→ Records with drawing code
--

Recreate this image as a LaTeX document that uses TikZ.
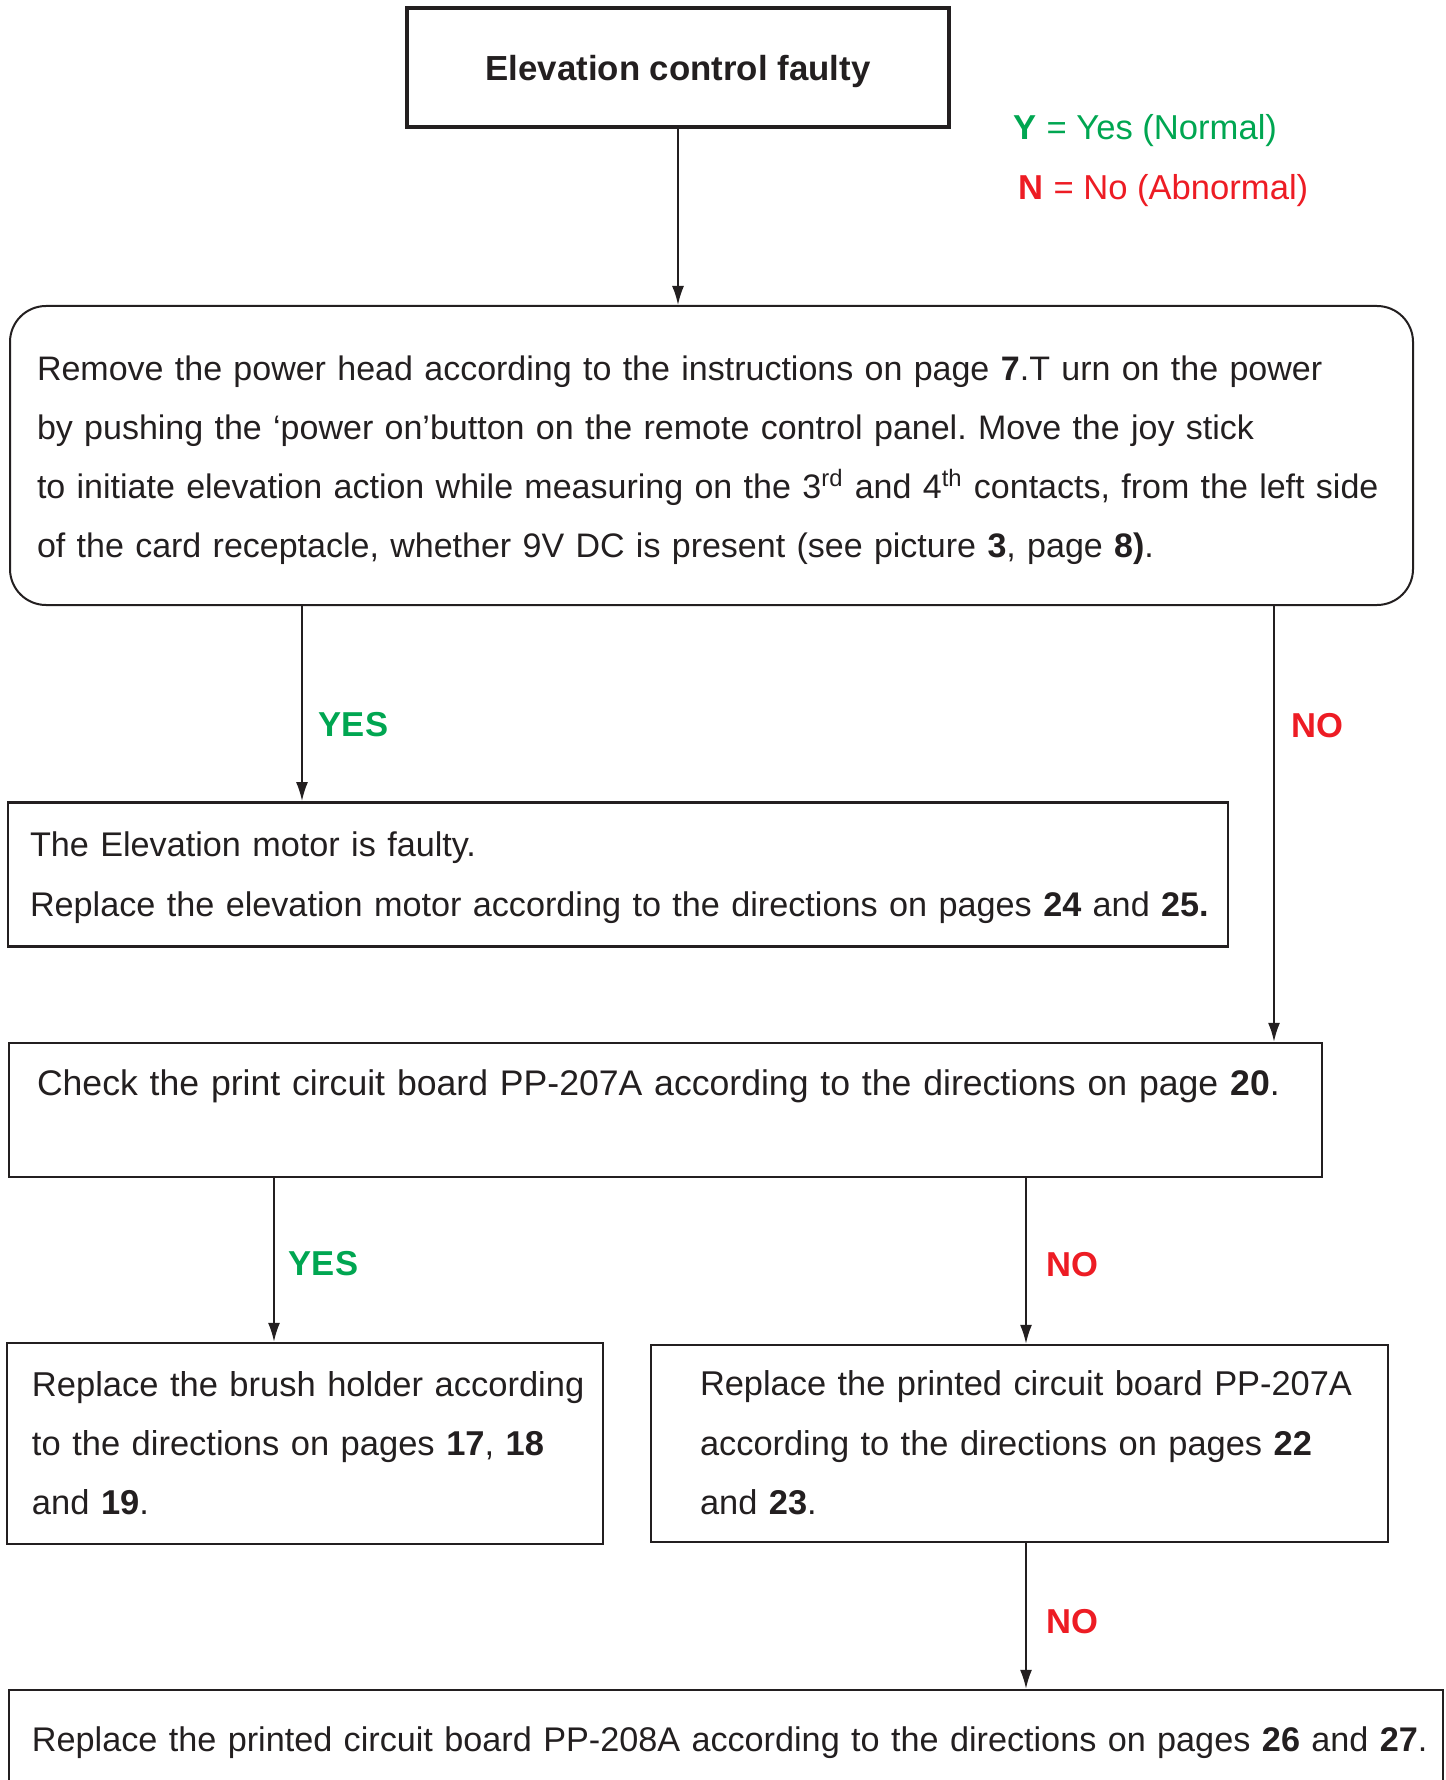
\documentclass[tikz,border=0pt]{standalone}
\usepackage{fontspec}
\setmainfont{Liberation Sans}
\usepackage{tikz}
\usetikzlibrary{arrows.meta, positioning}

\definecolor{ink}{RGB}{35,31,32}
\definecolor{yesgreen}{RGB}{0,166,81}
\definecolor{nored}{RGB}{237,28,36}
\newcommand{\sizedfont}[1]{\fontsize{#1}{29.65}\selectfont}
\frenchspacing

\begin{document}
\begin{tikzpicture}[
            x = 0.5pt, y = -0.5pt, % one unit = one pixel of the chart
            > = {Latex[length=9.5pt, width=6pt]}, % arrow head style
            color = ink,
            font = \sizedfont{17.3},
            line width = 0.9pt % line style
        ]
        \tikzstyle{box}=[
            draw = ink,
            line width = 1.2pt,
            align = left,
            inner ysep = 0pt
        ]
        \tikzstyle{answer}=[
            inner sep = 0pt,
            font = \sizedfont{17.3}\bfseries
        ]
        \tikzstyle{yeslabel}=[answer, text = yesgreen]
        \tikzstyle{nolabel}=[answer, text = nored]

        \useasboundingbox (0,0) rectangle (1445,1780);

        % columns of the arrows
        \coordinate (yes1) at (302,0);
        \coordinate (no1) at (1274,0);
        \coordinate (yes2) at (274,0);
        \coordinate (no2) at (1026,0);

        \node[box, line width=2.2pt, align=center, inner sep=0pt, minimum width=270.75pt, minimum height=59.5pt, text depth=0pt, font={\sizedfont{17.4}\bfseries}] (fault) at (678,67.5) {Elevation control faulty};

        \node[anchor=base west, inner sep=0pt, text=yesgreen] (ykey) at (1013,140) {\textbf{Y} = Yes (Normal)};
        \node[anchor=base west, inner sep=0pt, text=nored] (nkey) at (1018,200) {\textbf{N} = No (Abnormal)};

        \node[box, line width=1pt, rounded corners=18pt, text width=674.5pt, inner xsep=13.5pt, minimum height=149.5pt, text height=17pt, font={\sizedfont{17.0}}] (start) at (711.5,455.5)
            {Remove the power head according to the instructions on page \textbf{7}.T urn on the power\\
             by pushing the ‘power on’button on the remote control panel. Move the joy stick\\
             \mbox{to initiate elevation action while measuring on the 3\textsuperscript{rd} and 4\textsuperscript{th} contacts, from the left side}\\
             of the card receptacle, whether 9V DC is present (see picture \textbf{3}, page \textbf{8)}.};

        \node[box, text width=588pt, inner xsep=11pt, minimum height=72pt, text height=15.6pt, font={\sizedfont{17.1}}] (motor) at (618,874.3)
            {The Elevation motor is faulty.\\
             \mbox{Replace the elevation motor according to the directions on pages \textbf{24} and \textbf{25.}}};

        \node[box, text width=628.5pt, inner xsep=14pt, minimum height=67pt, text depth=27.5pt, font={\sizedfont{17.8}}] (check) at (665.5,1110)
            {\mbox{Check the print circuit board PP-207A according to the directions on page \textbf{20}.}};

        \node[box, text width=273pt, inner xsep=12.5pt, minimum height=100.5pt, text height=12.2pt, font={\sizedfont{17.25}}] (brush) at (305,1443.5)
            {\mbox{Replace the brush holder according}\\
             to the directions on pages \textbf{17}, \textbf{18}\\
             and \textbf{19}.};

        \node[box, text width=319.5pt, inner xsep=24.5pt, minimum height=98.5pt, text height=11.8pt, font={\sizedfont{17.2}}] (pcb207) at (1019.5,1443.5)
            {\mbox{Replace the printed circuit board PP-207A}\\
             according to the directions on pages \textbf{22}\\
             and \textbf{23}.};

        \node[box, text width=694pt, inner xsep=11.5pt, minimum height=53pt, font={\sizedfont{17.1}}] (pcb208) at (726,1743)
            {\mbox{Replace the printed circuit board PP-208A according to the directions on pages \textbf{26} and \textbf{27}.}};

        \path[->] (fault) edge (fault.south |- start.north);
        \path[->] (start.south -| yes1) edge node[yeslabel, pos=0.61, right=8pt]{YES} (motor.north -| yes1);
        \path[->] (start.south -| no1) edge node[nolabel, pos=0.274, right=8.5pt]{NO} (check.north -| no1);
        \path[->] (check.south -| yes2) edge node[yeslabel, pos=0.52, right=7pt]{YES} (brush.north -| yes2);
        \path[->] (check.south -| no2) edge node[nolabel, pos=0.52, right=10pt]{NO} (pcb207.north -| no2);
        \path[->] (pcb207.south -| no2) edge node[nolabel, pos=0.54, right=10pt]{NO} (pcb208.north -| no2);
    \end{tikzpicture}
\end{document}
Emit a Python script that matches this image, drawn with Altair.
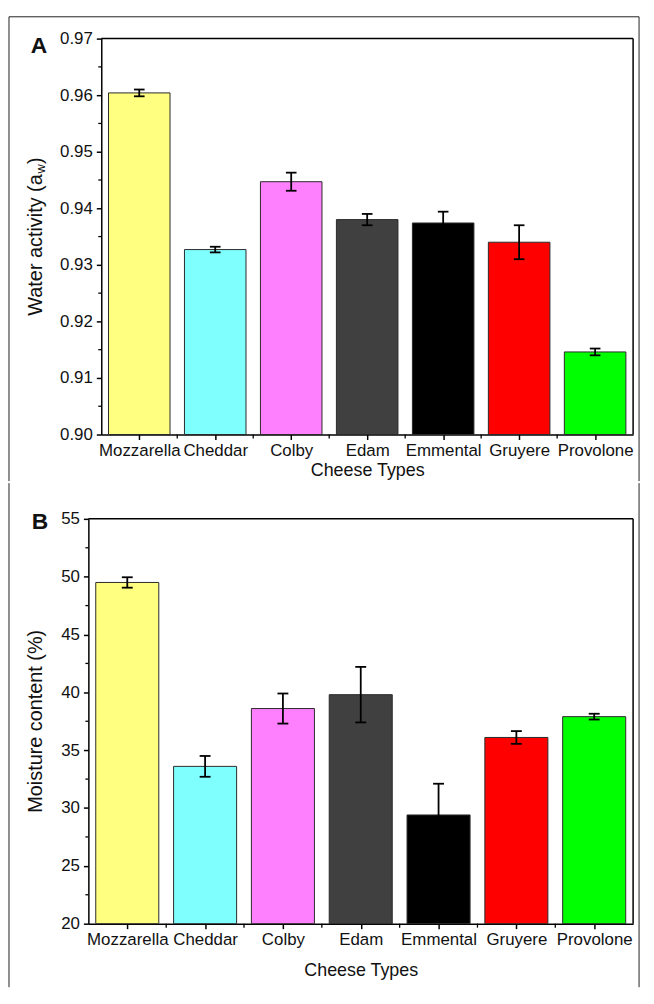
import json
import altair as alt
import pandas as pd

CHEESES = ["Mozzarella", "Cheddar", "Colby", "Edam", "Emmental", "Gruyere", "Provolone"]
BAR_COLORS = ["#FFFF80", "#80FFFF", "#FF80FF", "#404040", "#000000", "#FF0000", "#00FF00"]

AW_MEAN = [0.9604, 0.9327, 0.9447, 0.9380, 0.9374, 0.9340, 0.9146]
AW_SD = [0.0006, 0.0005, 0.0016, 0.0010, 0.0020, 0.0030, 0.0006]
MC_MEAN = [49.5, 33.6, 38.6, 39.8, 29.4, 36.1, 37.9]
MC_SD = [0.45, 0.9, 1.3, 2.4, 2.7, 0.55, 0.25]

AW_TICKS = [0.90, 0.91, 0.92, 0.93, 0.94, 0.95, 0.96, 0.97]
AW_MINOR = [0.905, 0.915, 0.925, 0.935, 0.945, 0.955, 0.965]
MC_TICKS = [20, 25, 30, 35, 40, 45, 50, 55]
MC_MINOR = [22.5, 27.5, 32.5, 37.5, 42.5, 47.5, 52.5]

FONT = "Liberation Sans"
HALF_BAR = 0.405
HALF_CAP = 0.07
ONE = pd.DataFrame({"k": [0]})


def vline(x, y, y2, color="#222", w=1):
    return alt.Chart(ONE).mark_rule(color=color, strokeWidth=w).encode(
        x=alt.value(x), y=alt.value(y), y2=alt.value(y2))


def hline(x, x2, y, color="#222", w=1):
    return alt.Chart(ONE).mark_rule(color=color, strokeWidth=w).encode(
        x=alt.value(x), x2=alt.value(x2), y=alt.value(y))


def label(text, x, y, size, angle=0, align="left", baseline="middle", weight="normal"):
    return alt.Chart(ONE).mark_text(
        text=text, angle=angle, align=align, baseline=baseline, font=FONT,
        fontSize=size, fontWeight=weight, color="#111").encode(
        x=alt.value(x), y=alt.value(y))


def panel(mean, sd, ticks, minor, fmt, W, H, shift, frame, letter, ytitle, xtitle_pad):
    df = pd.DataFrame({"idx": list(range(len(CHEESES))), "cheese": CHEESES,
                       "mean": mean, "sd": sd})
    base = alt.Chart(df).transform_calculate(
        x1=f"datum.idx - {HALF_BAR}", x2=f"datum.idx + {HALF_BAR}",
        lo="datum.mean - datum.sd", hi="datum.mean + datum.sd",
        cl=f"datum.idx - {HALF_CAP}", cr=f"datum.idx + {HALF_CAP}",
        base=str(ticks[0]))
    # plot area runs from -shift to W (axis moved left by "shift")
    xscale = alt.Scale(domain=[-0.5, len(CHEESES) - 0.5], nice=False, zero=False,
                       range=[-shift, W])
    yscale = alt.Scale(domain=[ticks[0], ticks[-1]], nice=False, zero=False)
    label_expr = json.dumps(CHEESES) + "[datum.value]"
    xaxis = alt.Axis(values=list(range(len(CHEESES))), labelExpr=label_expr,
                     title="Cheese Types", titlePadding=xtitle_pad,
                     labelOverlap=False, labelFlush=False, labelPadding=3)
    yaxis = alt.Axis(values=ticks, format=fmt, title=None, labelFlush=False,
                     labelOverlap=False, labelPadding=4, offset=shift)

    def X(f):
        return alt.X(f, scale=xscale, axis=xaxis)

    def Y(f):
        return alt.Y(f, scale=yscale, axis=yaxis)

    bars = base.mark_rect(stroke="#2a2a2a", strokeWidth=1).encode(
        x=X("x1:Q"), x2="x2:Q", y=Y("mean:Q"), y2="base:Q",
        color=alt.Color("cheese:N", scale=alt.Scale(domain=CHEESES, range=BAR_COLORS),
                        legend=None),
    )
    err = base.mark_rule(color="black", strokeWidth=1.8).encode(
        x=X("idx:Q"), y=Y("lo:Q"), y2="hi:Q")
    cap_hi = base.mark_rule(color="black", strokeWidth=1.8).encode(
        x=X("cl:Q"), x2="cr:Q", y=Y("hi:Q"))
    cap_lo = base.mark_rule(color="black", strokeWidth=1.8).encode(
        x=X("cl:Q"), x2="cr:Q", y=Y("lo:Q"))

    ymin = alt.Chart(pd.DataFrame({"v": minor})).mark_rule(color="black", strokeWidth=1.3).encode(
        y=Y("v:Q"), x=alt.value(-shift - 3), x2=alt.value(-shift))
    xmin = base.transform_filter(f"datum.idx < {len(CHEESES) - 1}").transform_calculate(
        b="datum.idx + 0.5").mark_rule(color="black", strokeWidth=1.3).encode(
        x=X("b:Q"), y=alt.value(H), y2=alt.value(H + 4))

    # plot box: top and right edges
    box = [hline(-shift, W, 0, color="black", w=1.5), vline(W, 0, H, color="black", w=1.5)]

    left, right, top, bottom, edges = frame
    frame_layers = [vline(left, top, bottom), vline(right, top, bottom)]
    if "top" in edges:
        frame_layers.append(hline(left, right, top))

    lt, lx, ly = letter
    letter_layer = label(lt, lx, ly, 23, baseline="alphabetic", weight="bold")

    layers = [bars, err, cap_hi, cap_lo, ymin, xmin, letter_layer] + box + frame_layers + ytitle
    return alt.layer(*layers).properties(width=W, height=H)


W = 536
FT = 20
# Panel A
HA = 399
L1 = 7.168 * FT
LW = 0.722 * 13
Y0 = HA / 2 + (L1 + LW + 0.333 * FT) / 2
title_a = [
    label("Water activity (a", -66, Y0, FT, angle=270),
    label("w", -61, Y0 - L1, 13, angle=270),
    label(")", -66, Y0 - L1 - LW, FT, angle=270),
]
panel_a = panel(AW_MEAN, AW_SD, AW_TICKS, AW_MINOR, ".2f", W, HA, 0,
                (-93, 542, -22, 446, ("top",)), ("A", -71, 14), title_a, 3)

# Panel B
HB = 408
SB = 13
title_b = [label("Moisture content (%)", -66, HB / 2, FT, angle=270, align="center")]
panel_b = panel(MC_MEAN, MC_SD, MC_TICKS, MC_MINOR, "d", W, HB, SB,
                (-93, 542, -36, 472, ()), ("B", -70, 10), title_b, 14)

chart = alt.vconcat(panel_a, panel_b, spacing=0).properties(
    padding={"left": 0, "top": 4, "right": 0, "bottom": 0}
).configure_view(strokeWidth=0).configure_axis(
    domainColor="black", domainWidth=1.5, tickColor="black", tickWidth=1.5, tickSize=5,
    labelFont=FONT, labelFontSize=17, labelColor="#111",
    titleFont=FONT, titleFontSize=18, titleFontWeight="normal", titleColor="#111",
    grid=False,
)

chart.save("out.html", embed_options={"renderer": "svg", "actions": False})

--

→ EXERCISE REQUIREMENTS
Retype only the lines above from the one with "Emit a Python" through the one with "import pandas as pd", exactly and with both ends. Images stay out.

→ COMPLETED EXERCISE
Emit a Python script that matches this image, drawn with Altair.
import json
import altair as alt
import pandas as pd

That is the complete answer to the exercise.